◆ WRITTEN PROBLEM: Copy out every line of the records where the string "that" occurs.

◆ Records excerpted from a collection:
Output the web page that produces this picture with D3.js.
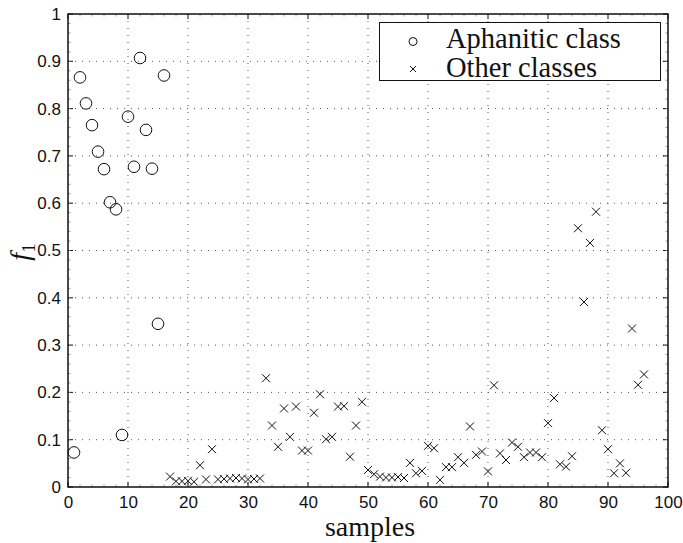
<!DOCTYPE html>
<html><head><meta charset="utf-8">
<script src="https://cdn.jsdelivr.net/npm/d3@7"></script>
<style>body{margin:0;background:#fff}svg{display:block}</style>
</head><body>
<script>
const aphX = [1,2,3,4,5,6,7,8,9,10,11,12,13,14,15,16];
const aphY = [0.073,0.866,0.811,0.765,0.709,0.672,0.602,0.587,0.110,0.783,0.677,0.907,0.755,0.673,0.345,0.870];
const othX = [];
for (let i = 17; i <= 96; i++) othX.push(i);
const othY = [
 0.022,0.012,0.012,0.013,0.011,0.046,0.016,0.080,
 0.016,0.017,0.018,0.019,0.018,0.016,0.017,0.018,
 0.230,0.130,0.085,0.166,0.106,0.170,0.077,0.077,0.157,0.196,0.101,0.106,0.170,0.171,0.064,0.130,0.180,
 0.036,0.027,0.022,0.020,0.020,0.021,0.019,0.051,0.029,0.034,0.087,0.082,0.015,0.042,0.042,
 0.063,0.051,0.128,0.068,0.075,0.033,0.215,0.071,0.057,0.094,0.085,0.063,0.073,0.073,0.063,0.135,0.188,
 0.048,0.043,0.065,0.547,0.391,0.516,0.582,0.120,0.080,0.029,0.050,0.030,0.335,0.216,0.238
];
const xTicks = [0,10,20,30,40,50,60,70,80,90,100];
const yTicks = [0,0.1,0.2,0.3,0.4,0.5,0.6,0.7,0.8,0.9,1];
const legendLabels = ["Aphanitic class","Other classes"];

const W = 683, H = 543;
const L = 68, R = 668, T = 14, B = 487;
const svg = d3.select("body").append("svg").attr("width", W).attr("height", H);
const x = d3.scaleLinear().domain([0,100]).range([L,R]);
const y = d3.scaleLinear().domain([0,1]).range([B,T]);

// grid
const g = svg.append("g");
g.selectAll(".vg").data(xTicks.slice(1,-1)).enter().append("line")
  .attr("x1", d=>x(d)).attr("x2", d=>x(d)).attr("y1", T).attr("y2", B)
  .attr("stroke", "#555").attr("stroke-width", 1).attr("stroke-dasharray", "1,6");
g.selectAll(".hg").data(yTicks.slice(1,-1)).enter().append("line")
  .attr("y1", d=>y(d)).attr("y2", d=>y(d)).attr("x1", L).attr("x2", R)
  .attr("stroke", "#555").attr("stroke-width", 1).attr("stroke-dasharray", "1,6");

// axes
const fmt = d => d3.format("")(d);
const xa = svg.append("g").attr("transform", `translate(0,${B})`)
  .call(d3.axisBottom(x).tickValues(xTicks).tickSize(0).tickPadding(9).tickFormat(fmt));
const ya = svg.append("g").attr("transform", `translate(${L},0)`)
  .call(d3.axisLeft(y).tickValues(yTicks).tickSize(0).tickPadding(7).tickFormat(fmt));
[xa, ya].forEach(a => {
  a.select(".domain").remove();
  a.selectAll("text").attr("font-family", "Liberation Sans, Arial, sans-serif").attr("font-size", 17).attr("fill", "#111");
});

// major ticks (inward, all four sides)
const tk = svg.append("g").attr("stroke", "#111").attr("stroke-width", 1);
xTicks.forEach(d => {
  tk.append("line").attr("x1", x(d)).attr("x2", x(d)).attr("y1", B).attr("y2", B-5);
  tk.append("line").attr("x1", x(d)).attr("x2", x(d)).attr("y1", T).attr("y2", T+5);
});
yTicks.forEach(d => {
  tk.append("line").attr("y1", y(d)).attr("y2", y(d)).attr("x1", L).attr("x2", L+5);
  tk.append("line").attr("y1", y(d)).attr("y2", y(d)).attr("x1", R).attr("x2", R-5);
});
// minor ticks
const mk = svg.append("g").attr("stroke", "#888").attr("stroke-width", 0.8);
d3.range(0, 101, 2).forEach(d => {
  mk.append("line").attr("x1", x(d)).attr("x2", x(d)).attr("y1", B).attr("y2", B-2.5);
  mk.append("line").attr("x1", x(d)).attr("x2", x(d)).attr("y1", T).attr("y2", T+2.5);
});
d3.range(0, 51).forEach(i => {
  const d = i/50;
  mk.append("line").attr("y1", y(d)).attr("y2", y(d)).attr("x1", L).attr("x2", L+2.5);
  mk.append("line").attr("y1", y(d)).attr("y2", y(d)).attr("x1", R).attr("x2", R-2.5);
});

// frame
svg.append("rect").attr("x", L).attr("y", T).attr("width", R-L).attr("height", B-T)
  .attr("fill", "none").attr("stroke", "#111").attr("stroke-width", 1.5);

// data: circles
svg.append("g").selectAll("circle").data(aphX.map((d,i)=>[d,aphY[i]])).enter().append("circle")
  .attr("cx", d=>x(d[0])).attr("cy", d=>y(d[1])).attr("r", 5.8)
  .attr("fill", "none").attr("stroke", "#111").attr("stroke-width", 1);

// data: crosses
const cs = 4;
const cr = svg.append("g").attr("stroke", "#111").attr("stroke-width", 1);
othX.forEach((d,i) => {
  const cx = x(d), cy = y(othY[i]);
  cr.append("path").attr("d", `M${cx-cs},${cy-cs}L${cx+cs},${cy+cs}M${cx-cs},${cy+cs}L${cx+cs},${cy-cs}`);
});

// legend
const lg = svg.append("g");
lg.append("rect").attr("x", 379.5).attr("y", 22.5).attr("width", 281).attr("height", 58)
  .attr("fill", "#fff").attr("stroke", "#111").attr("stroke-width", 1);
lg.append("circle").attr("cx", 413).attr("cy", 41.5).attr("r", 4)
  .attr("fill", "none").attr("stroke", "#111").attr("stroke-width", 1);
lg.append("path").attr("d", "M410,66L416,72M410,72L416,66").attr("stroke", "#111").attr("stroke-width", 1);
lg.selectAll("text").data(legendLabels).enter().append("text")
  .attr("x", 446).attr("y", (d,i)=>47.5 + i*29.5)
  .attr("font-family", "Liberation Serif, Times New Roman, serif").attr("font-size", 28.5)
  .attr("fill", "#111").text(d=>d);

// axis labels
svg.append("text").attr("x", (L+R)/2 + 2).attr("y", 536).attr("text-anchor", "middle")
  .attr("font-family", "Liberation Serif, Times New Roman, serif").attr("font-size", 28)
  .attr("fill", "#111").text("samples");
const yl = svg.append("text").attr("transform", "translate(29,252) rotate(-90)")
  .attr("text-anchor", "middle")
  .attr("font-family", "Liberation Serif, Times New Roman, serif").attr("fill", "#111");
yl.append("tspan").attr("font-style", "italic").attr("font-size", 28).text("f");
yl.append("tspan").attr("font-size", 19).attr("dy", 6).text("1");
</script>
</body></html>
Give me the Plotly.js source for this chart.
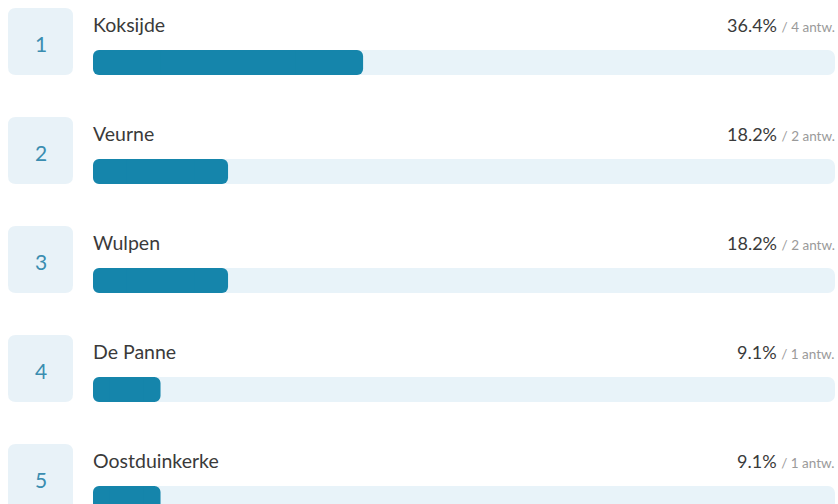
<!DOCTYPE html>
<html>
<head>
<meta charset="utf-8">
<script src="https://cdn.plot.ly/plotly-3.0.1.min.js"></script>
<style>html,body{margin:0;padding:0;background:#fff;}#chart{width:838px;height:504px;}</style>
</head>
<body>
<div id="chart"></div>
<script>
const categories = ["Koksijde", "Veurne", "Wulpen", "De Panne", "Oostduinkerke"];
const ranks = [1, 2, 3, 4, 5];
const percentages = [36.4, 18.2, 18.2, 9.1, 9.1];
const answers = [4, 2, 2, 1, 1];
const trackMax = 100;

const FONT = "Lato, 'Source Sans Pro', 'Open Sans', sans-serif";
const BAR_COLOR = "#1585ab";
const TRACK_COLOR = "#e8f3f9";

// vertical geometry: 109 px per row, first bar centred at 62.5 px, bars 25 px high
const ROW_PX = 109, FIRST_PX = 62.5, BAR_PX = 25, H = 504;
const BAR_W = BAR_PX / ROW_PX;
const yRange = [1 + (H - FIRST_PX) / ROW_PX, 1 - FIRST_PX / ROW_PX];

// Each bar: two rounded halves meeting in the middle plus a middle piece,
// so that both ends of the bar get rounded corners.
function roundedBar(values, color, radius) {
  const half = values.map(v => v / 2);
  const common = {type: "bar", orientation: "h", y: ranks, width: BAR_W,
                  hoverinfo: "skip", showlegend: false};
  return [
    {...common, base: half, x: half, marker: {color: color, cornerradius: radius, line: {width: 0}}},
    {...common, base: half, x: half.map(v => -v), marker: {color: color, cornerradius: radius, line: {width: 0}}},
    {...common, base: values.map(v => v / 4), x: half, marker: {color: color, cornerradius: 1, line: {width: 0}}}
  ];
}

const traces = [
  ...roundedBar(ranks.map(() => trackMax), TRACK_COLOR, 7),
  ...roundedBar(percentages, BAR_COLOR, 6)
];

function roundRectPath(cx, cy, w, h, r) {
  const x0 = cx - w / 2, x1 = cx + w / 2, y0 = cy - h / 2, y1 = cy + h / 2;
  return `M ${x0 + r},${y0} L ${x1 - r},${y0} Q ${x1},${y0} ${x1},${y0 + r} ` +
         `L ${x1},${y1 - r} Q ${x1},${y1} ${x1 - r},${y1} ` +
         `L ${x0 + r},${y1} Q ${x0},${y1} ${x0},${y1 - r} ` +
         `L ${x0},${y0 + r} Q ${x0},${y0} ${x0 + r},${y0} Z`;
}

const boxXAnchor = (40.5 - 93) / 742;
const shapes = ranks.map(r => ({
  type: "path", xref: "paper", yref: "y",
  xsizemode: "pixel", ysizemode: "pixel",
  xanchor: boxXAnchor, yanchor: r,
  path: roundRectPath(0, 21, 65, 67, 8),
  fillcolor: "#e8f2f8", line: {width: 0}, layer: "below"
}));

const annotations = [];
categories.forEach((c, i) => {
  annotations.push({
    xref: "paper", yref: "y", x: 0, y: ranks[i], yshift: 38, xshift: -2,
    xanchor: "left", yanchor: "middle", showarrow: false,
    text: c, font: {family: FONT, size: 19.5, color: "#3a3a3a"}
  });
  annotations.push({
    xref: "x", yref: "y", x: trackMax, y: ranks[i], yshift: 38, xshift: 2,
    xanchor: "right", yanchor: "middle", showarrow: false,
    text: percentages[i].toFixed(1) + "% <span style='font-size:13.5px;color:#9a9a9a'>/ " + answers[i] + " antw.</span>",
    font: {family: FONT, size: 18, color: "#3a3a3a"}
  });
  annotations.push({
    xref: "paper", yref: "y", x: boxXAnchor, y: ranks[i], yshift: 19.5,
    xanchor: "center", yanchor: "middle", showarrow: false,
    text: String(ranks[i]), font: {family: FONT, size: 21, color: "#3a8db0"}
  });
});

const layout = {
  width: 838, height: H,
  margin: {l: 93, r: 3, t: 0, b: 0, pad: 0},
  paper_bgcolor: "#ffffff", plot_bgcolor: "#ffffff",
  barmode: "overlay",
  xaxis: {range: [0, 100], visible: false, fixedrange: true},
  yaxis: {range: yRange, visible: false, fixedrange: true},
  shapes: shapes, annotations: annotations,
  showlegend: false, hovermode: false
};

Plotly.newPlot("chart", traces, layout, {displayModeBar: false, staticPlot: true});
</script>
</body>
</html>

◆ TASK ANSWER:
Output the web page that produces this picture with D3.js.
// so that both ends of the bar get rounded corners.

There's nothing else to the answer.